Pitt scientist to seek replacement human parts with lymph nodes
Need a new liver• Perhaps a better-functioning pancreas• Or maybe several hundred extra T-cells to fight infections?
Eric Lagasse thinks he's found a way to get the body to grow replacement tissue for failing organs, and the National Institutes of Health today plans to give the regenerative medicine scientist at University of Pittsburgh $3 million to give it his best shot.
"There are patients out there dying because there is no solution to their problem," said Lagasse, an associate professor in the department of pathology at the University of Pittsburgh School of Medicine.

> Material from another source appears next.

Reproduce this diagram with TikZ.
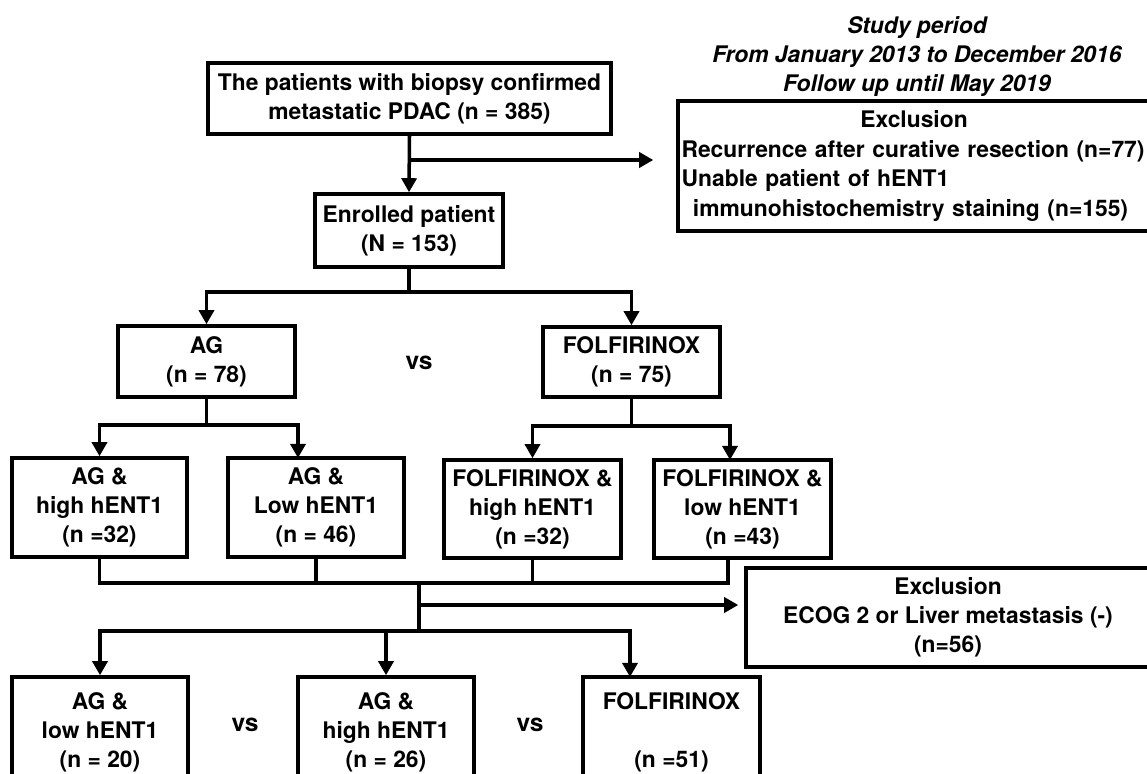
\documentclass[tikz,border=0pt]{standalone}
\usepackage{fontspec}
\setmainfont{TeX Gyre Heros}
\usetikzlibrary{arrows.meta,positioning}
\tikzset{
    %Define standard arrow tip
    >={Triangle[length=8pt,width=8.5pt]},
    %Define style for boxes
    group/.style={
      rectangle,
      draw=black, line width=2pt,
      inner sep=2pt,
      align=center,
      font=\fontsize{13}{16.5}\selectfont\bfseries},
    % Define style for free text
    note/.style={
      align=center,
      font=\fontsize{13}{16.5}\selectfont\bfseries},
    % Define arrow style
    arr/.style={
      ->,
      line width=2pt},
    % Define plain line style
    lin/.style={
      line width=2pt}
}

\begin{document}
\begin{tikzpicture}[x=0.02cm, y=-0.02cm]
    \clip (0,0) rectangle (1147,774);

    \node[note, font=\fontsize{13}{16.5}\selectfont\bfseries\itshape] (period) at (917,57)
      {Study period\\From January 2013 to December 2016\\Follow up until May 2019};

    \node[group, minimum width=8.06cm, minimum height=1.42cm] (total) at (409.5,98.5)
      {The patients with biopsy confirmed\\metastatic PDAC (n = 385)};
    \node[group, minimum width=3.76cm, minimum height=1.46cm] (enrolled) at (409,230.5)
      {Enrolled patient\\(N = 153)};
    \node[group, minimum width=9.44cm, minimum height=2.6cm, align=left,
      text width=9.3cm, inner xsep=0.07cm,
      font=\fontsize{13}{17}\selectfont\bfseries] (excl1) at (914,166)
      {\makebox[\linewidth]{Exclusion}\\
       Recurrence after curative resection (n=77)\\
       Unable patient of hENT1\\
       \hspace*{0.5em}immunohistochemistry staining (n=155)};

    \node[group, minimum width=3.54cm, minimum height=1.42cm] (ag) at (206.5,361.5)
      {AG\\(n = 78)};
    \node[note, font=\fontsize{14}{16.5}\selectfont\bfseries] (vs1) at (419,363) {vs};
    \node[group, minimum width=3.54cm, minimum height=1.4cm] (folf) at (631.5,362)
      {FOLFIRINOX\\(n = 75)};

    \node[group, minimum width=3.5cm, minimum height=1.98cm] (aghigh) at (99.5,507.5)
      {AG \&\\high hENT1\\(n =32)};
    \node[group, minimum width=3.52cm, minimum height=1.98cm] (aglow) at (316,507.5)
      {AG \&\\Low hENT1\\(n = 46)};
    \node[group, minimum width=3.54cm, minimum height=1.96cm] (folfhigh) at (532.5,509)
      {FOLFIRINOX \&\\high hENT1\\(n =32)};
    \node[group, minimum width=3.54cm, minimum height=1.96cm] (folflow) at (742.5,509)
      {FOLFIRINOX \&\\low hENT1\\(n =43)};

    \node[group, minimum width=8.08cm, minimum height=1.98cm] (excl2) at (948,617.5)
      {Exclusion\\ECOG 2 or Liver metastasis (-)\\(n=56)};

    \node[group, minimum width=3.52cm, minimum height=2.2cm] (sublow) at (100,732)
      {AG \&\\low hENT1\\(n = 20)};
    \node[note, font=\fontsize{14}{16.5}\selectfont\bfseries] (vs2) at (245,725) {vs};
    \node[group, minimum width=3.52cm, minimum height=2.2cm] (subhigh) at (386,732)
      {AG \&\\high hENT1\\(n = 26)};
    \node[note, font=\fontsize{14}{16.5}\selectfont\bfseries] (vs3) at (530,725) {vs};
    \node[group, minimum width=3.54cm, minimum height=2.2cm] (subfolf) at (671.5,732)
      {FOLFIRINOX\\~\\(n =51)};

    % screening
    \draw[arr] (total.south) -- (enrolled.north);
    \coordinate (split1) at (410,160);
    \draw[arr, shorten >=0.46cm] (split1) -- (split1 -| excl1.west);

    % randomisation by regimen
    \draw[lin] (enrolled.south) -- ++(0,23) coordinate (split2);
    \draw[arr] (split2) -| (ag.north);
    \draw[arr] (split2) -| (folf.north);

    % hENT1 subgroups
    \coordinate (aglowin) at (298,458);
    \coordinate (folflowin) at (730,460);
    \draw[lin] (ag.south) -- ++(0,26) coordinate (split3);
    \draw[arr] (split3) -| (aghigh.north);
    \draw[arr] (split3) -| (aglowin);
    \draw[lin] (folf.south) -- ++(0,27) coordinate (split4);
    \draw[arr] (split4) -| (folfhigh.north);
    \draw[arr] (split4) -| (folflowin);

    % merge and second exclusion
    \coordinate (folflowout) at (728,558);
    \coordinate (merge) at (419,581);
    \draw[lin] (aghigh.south) -- ++(0,24) -| (folflowout);
    \draw[lin] (aglow.south) -- ++(0,24);
    \draw[lin] (folfhigh.south) -- ++(0,23);
    \draw[lin] (merge) -- ++(0,50) coordinate (split5);
    \path (merge) ++(0,24) coordinate (split6);
    \draw[arr, shorten >=0.12cm] (split6) -- (split6 -| excl2.west);

    % final comparison
    \coordinate (subfolfin) at (630,677);
    \draw[arr] (split5) -| (sublow.north);
    \draw[arr] (split5) -| (subhigh.north);
    \draw[arr] (split5) -| (subfolfin);
\end{tikzpicture}
\end{document}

"I'm really pushing toward eventually doing this in a patient, and I'm going to try to get there in five years," said Lagasse, also a researcher at the McGowan Institute for Regenerative Medicine, a joint venture of Pitt and UPMC. "Every time I talk to a surgeon about this, they get very excited."
The NIH grant is part of a new federal program to pay for risky research that, if successful, could pay off in a big way.

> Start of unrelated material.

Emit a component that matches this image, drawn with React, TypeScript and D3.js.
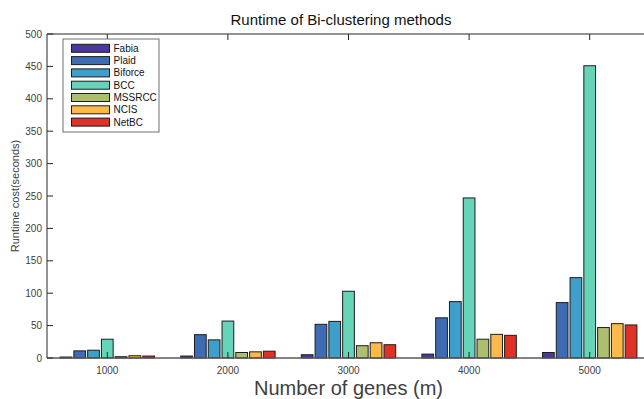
import React from 'react';
import * as d3 from 'd3';

const groups = ['1000', '2000', '3000', '4000', '5000'];
const methods = ['Fabia', 'Plaid', 'Biforce', 'BCC', 'MSSRCC', 'NCIS', 'NetBC'];
const colors = ['#4b389f', '#3d6cb5', '#3f9fcb', '#65d4b8', '#adbf6e', '#fdb94c', '#de3226'];

// runtime per method, one value per gene count
const fabia = [1.5, 3, 5, 6, 8.5];
const plaid = [11, 36, 52, 62, 85.5];
const biforce = [12, 28, 56.5, 87, 124];
const bcc = [29, 57, 103, 247, 451];
const mssrcc = [2, 8.5, 19, 29, 47];
const ncis = [3.5, 9.5, 23.5, 36.5, 53];
const netbc = [3, 10.5, 20.5, 35, 51];
const series = [fabia, plaid, biforce, bcc, mssrcc, ncis, netbc];

const yTicks = [0, 50, 100, 150, 200, 250, 300, 350, 400, 450, 500];

const W = 644;
const H = 399;
const left = 47;
const right = 650;
const top = 34;
const bottom = 358;
const axisColor = '#262626';
const font = 'Liberation Sans, Arial, sans-serif';

export default function App() {
  const x = d3.scaleBand<string>().domain(groups).range([left, right]).paddingInner(0).paddingOuter(0);
  const inner = d3
    .scaleBand<string>()
    .domain(methods)
    .range([x.bandwidth() * 0.1, x.bandwidth() * 0.9])
    .paddingInner(0.15)
    .paddingOuter(0.075);
  const y = d3.scaleLinear().domain([0, 500]).range([bottom, top]);
  const tick = 6;

  return (
    <svg
      width={W}
      height={H}
      style={{ position: 'fixed', left: 0, top: 0, background: '#fff' }}
      fontFamily={font}
    >
      <rect x={0} y={0} width={W} height={H} fill="#fff" />
      <text x={341} y={25} textAnchor="middle" fontSize={15} fill="#111">
        Runtime of Bi-clustering methods
      </text>

      {groups.map((g, gi) => (
        <g key={g} transform={`translate(${x(g)},0)`}>
          {methods.map((m, mi) => {
            const v = series[mi][gi];
            return (
              <rect
                key={m}
                x={inner(m)}
                y={y(v)}
                width={inner.bandwidth()}
                height={bottom - y(v)}
                fill={colors[mi]}
                stroke="#1c1c1c"
                strokeWidth={1}
              />
            );
          })}
        </g>
      ))}

      {/* axes box */}
      <line x1={left} x2={right} y1={bottom} y2={bottom} stroke="#5a5a5a" strokeWidth={1.5} />
      <line x1={left} x2={right} y1={top} y2={top} stroke={axisColor} />
      <line x1={left} x2={left} y1={top} y2={bottom} stroke={axisColor} />
      <line x1={right} x2={right} y1={top} y2={bottom} stroke={axisColor} />

      {yTicks.map((t) => (
        <g key={t}>
          <line x1={left} x2={left + tick} y1={y(t)} y2={y(t)} stroke={axisColor} />
          <line x1={right - tick} x2={right} y1={y(t)} y2={y(t)} stroke={axisColor} />
          <text x={left - 5} y={y(t)} dy="0.35em" textAnchor="end" fontSize={10} fill="#404040">
            {t}
          </text>
        </g>
      ))}

      {groups.map((g) => {
        const cx = (x(g) as number) + x.bandwidth() / 2;
        return (
          <g key={g}>
            <line x1={cx} x2={cx} y1={bottom} y2={bottom - tick} stroke={axisColor} />
            <line x1={cx} x2={cx} y1={top} y2={top + tick} stroke={axisColor} />
            <text x={cx} y={374} textAnchor="middle" fontSize={10} fill="#404040">
              {g}
            </text>
          </g>
        );
      })}

      <text
        transform={`translate(19,${(top + bottom) / 2}) rotate(-90)`}
        textAnchor="middle"
        fontSize={11}
        fill="#404040"
      >
        Runtime cost(seconds)
      </text>
      <text x={(left + right) / 2} y={395} textAnchor="middle" fontSize={20} fill="#404040">
        Number of genes (m)
      </text>

      {/* legend */}
      <g>
        <rect x={63} y={39} width={96} height={93} fill="#fff" stroke="#6e6e6e" strokeWidth={1} />
        {methods.map((m, i) => {
          const cy = 48.3 + i * 12.3;
          return (
            <g key={m}>
              <rect x={71.5} y={cy - 4} width={38} height={8} fill={colors[i]} stroke="#1c1c1c" />
              <text x={113.5} y={cy} dy="0.35em" fontSize={10} fill="#111">
                {m}
              </text>
            </g>
          );
        })}
      </g>
    </svg>
  );
}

In addition, University of Pittsburgh engineer Ipsita Banerjee will receive $1.5 million to not only turn government-approved embryonic stem cells into insulin-producing cells for diabetics, but figure out how that process works.
By applying math and engineering principles, Banerjee plans to dissect the process and find areas that could be improved so that the stem cells are turned into as many high-quality insulin-producing cells as possible.
With his grant, Lagasee plans to use lymph nodes, part of the immune system, to grow new tissue. There are 500 lymph nodes throughout the body.
For example, if a patient needs a new kidney, Lagasse would find a nearby lymph node and introduce kidney cells that would turn into a new kidney. Because the lymph node has a good blood supply, it is an ideal site to grow tissues. Cancer has long known this, often hijacking lymph nodes to make cancer cells.
Normally, without many more years of research and several smaller grants, Lagasse and Banerjee said, their research wouldn't have had a chance of receiving such large government grants.
But the NIH pulled together scientists with a reputation for being able to think broadly about science, leaving behind their preconceived notions of what research is worthwhile, and asked them to select the best of hundreds of nontraditional proposals, said Keith Yamamoto, co-chairman of the NIH grant program's scientific review panel.
"We wanted to see if we could reach further and look for ... the kind of work that, instead of extending the current paradigm is disruptive of the traditional way of thinking," said Yamamoto, professor of cellular and molecular pharmacology at the University of California, San Francisco.
"So yes, it's risky, but we're really looking at these distinctive, bold ideas ... that, if correct, would have a huge impact."